One way we have learned to live with car crash risk is by telling stories about crashes.  Telling stories connects us and helps us make sense out of events that might otherwise appear random and arbitrary.  Stories help us learn how to avoid similar tragedy.

When a car crash victim is a celebrity the story will be told.  Our response is complicated.  We pay attention; we are titillated.  But we are also frightened by the failure of success, fame, and fortune to bestow immortality.  It seems such a waste of a glorious — even if notorious — life. When a car crash victim is not a celebrity, the unusual may compel a wider telling.  Even without the ‘unusual’, story telling, in particularizing, elevates and illuminates thereby celebrating and memorializing the victim.  It builds the foundation for resilience.

Two celebrities with remarkable lives and accomplishments have died recently in car crashes.  The Canadian writer, Robert Kroetsch, aged 84, died while returning to his home in Leduc from the Artspeak Festival in Canmore, Alberta.

The award winning Bangladeshi film director, Tareque Masud, aged 54, died along with four others in a bus crash near Dhaka, Bangladesh.

Getting attention on the basis of being unusual, there is a report that in Spain recently, a 40-year-old truck driver who survived a road crash last year was hit by a car and killed along with two of his relatives while on a pilgrimage to thank the “Virgin of Miracles of Caion” for his survival.

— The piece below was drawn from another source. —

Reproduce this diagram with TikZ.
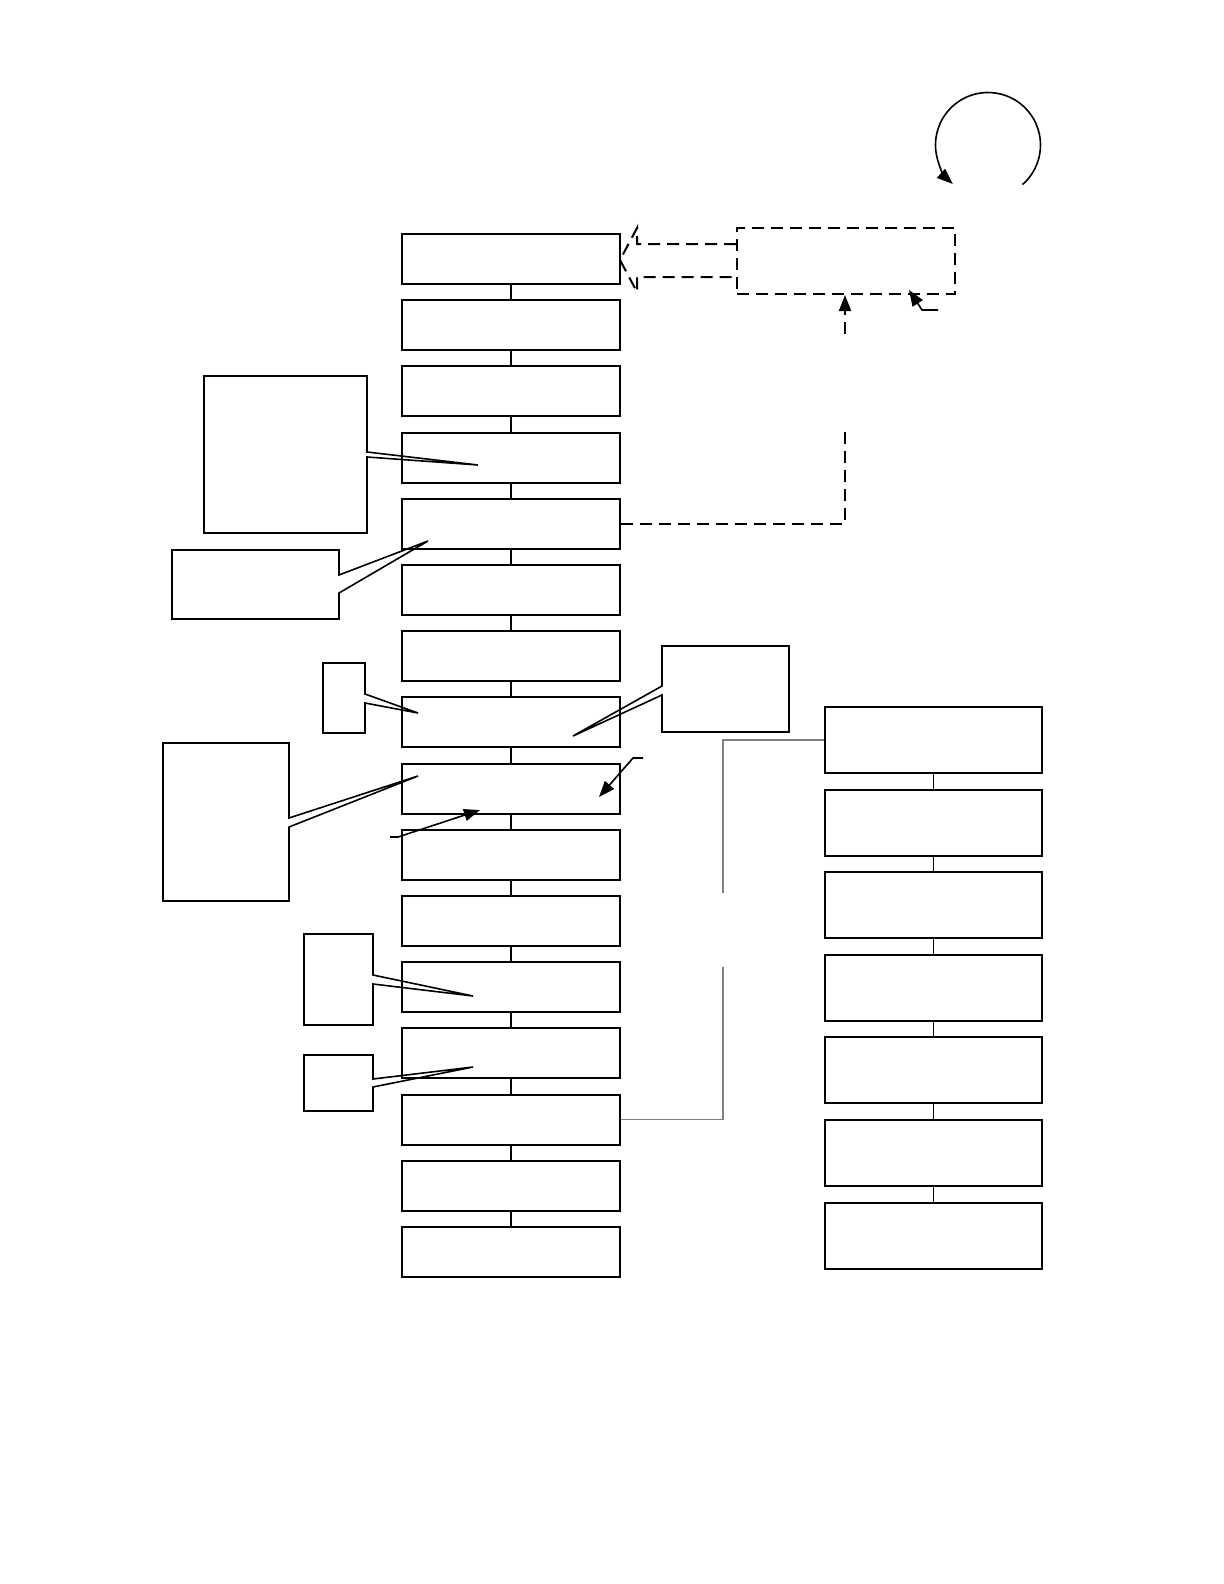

Residents of Bathurst, New Brunswick are currently debating the right to tell the story of the tragedy their community suffered in January 2008 when seven of their teenage athletes died in a head-on crash while driving home from a basketball game.  In 2009, the rebuilt team won the provincial championship and the MVP was an athlete who had survived the crash.  Opponents say a proposed movie about the ‘aftermath’ of the tragedy is exploitative and premature and that their story is not the movie company’s to tell.  Proponents say it should be told because it is a story of determination and inspiration that helped the community.

We have to remember that aside from the stories of particular interest, about a million other people die every year worldwide, in car crashes.  One million.